Why Fall Is The Best Time For Southern Shelling

It's all about the weather.

Live female knobbed whelk laying her egg strand
Photo: Vicky Wall

Though summer is the most popular season for leisurely beach-goers looking to enjoy the waves and soak in the sun, autumn is when the beach-combers come out. On casual expeditions or in planned group adventures, shellers mosey along the coastline, stopping to reach down in the sand when something catches their eye.

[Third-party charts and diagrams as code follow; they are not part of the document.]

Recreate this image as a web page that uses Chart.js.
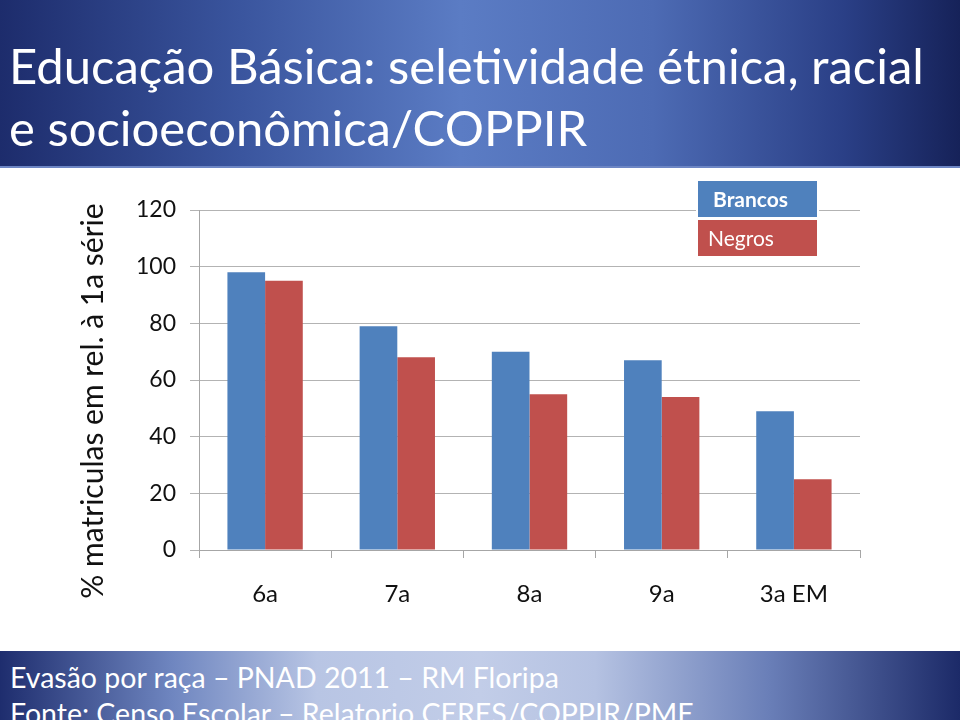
<!DOCTYPE html>
<html>
<head>
<meta charset="utf-8">
<script src="https://cdn.jsdelivr.net/npm/chart.js@4/dist/chart.umd.min.js"></script>
<style>
  html, body { margin: 0; padding: 0; background: #fff; }
  body { width: 960px; height: 720px; position: relative; overflow: hidden; font-family: Lato, "Noto Sans", sans-serif; }
  #top {
    position: absolute; left: 0; top: 0; width: 960px; height: 166px;
    background: linear-gradient(to right, #1d2c6c 0%, #3a559e 25%, #5b7cc4 48%, #4d6bb4 68%, #2a3f86 88%, #162259 100%);
    border-bottom: 2px solid #6d86c4;
  }
  #top h1 {
    margin: 0; position: absolute; left: 9px; top: 34px;
    color: #fff; font-weight: normal; font-size: 49px; line-height: 62px; white-space: nowrap;
  }
  #bottom {
    position: absolute; left: 0; top: 651px; width: 960px; height: 69px;
    background: linear-gradient(to right, #1e2d6e 0%, #6f86c0 18%, #b8c5e4 33%, #c2cde8 50%, #b5c2e2 62%, #6a7fb8 80%, #1c2a68 100%);
  }
  #bottom p {
    margin: 0; position: absolute; left: 10px; top: 8px; color: #fff;
    font-size: 28.5px; line-height: 36px; white-space: nowrap;
  }
  #wrap { position: absolute; left: 0; top: 0; width: 960px; height: 720px; }
</style>
</head>
<body>
<div id="top"><h1>Educação Básica: seletividade étnica, racial<br>e socioeconômica/COPPIR</h1></div>
<div id="bottom"><p>Evasão por raça – PNAD 2011 – RM Floripa<br>Fonte: Censo Escolar – Relatorio CERES/COPPIR/PME</p></div>
<div id="wrap"><canvas id="myChart" width="960" height="720"></canvas></div>
<script>
var categories = ["6a", "7a", "8a", "9a", "3a EM"];
var brancos = [98, 79, 70, 67, 49];
var negros = [95, 68, 55, 54, 25];
var yTicks = [0, 20, 40, 60, 80, 100, 120];
var yTitle = "% matriculas em rel. à 1a série";

var font = "Lato, 'Noto Sans', sans-serif";

// legend drawn as coloured boxes with white text, like the slide
var boxLegend = {
  id: "boxLegend",
  afterDraw(chart) {
    var ctx = chart.ctx;
    var x = 698, w = 119, h = 36;
    var ys = [181, 220];
    var offs = [15, 10];
    ctx.save();
    chart.data.datasets.forEach((ds, i) => {
      ctx.fillStyle = "#fff";
      ctx.fillRect(x - 2, ys[i] - 2, w + 4, h + 4);
      ctx.fillStyle = ds.backgroundColor;
      ctx.fillRect(x, ys[i], w, h);
      ctx.fillStyle = "#fff";
      ctx.font = (i == 0 ? "bold " : "") + "21px " + font;
      ctx.textBaseline = "middle";
      ctx.fillText(ds.label, x + offs[i], ys[i] + h / 2 + 1);
    });
    // rotated y title
    ctx.translate(93, 401);
    ctx.rotate(-Math.PI / 2);
    ctx.fillStyle = "#111";
    ctx.font = "30px " + font;
    ctx.textAlign = "center";
    ctx.textBaseline = "middle";
    ctx.fillText(yTitle, 0, 0);
    ctx.restore();
  }
};

var ctx = document.getElementById("myChart");

new Chart(ctx, {
  type: "bar",
  data: {
    labels: categories,
    datasets: [
      { label: "Brancos", data: brancos, backgroundColor: "#4f81bd", categoryPercentage: 0.57, barPercentage: 1 },
      { label: "Negros", data: negros, backgroundColor: "#c0504d", categoryPercentage: 0.57, barPercentage: 1 },
    ],
  },
  options: {
    responsive: false,
    animation: false,
    layout: { padding: { left: 0, top: 210, right: 100, bottom: 110 } },
    plugins: { legend: { display: false }, tooltip: { enabled: false } },
    scales: {
      x: {
        grid: { drawOnChartArea: false, color: "#a6a6a6", tickLength: 8, offset: true },
        border: { color: "#a6a6a6" },
        ticks: { color: "#111", font: { family: font, size: 24 }, padding: 22 },
        afterFit(scale) { scale.height = 60; },
      },
      y: {
        min: 0,
        max: 120,
        afterBuildTicks(scale) { scale.ticks = yTicks.map((v) => ({ value: v })); },
        grid: { color: "#b3b3b3", tickLength: 9 },
        border: { color: "#a6a6a6" },
        ticks: { color: "#111", font: { family: font, size: 23 }, padding: 14 },
        afterFit(scale) { scale.width = 199; },
      },
    },
  },
  plugins: [boxLegend],
});
</script>
</body>
</html>
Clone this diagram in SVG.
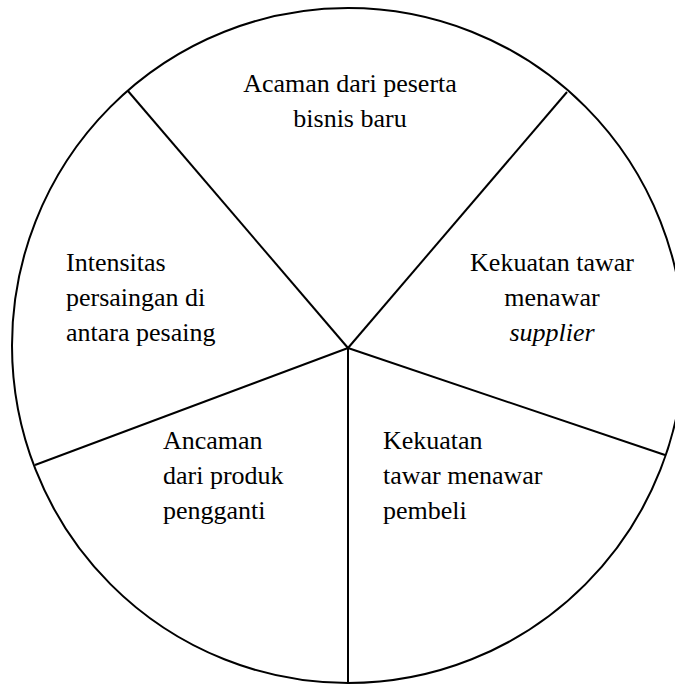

Vicky Wall has traversed North Carolina's beaches with the North Carolina Shell Club since 1984. A committed, year-round sheller whose pursuits have taken her from the South, to the Carribean's beaches, and beyond, Wall props the fall as her favorite time of year to comb the tidelines. She heads to Shackleford Banks every September with her group to see what seaside treasures she can unearth.

Wild horses
Shackleford Banks is known for its wild horses. Vicky Wall

It's not as though the shells come out in September. No—they'll be by the tide in some variation all year long. It's the shellers, not the presence of the shells themselves, that have unofficially assigned fall as the season of the beachcomber. Saying there's a shelling season is a bit like designating a hunting season: What you're searching for is available year-round, but in this stretch of time, the conditions make your goal a touch easier. For shelling, it has to do mostly with the weather.

"It's not as hot, so that makes it easier to be out for several hours looking for shells and the water is still warm enough to wade," says Wall. "There's fewer tourists too. It's just a nice time of year to go shell collecting."

While these conditions without the South's signature stifling heat and humidity are much more pleasant for hours spent active under the sun, good weather doesn't anticipate good finds. Sometimes the beaches are plentiful and other times the same beaches will be barren. "That's the fun of looking," Wall says. In fact, bad weather may even be an omen for better shelling. A storm, Wall says, is a good indicator of shells to come.

"After a good storm, there's a better chance of finding deep water shells that will be thrown up on the beach from the waves," Wall clues us in. "You'll just have better luck."

Shackleford Banks beach empty with no people
Vicky Wall

With this know-how, Wall has built up quite the collection. On her annual fall Shackleford trip alone, she's found whelks and wentletraps galore, along with some Scotch bonnets, North Carolina's prized state shell. She shows them off at the shell shows to other enthusiasts. Other shellers craft their collections into jewelry or home decor.

When heading to the beach this fall, Wall recommends collecting at low tide but setting your sights to the high tide line: That's where the shell debris will be. Bring along a magnifying glass to take a closer look at small, detailed shells. And remember that fall is the best time of year for Southern shelling because the weather and lack of beach traffic permits you to be out there for hours on end—shelling requires not just a keen eye, but patience too.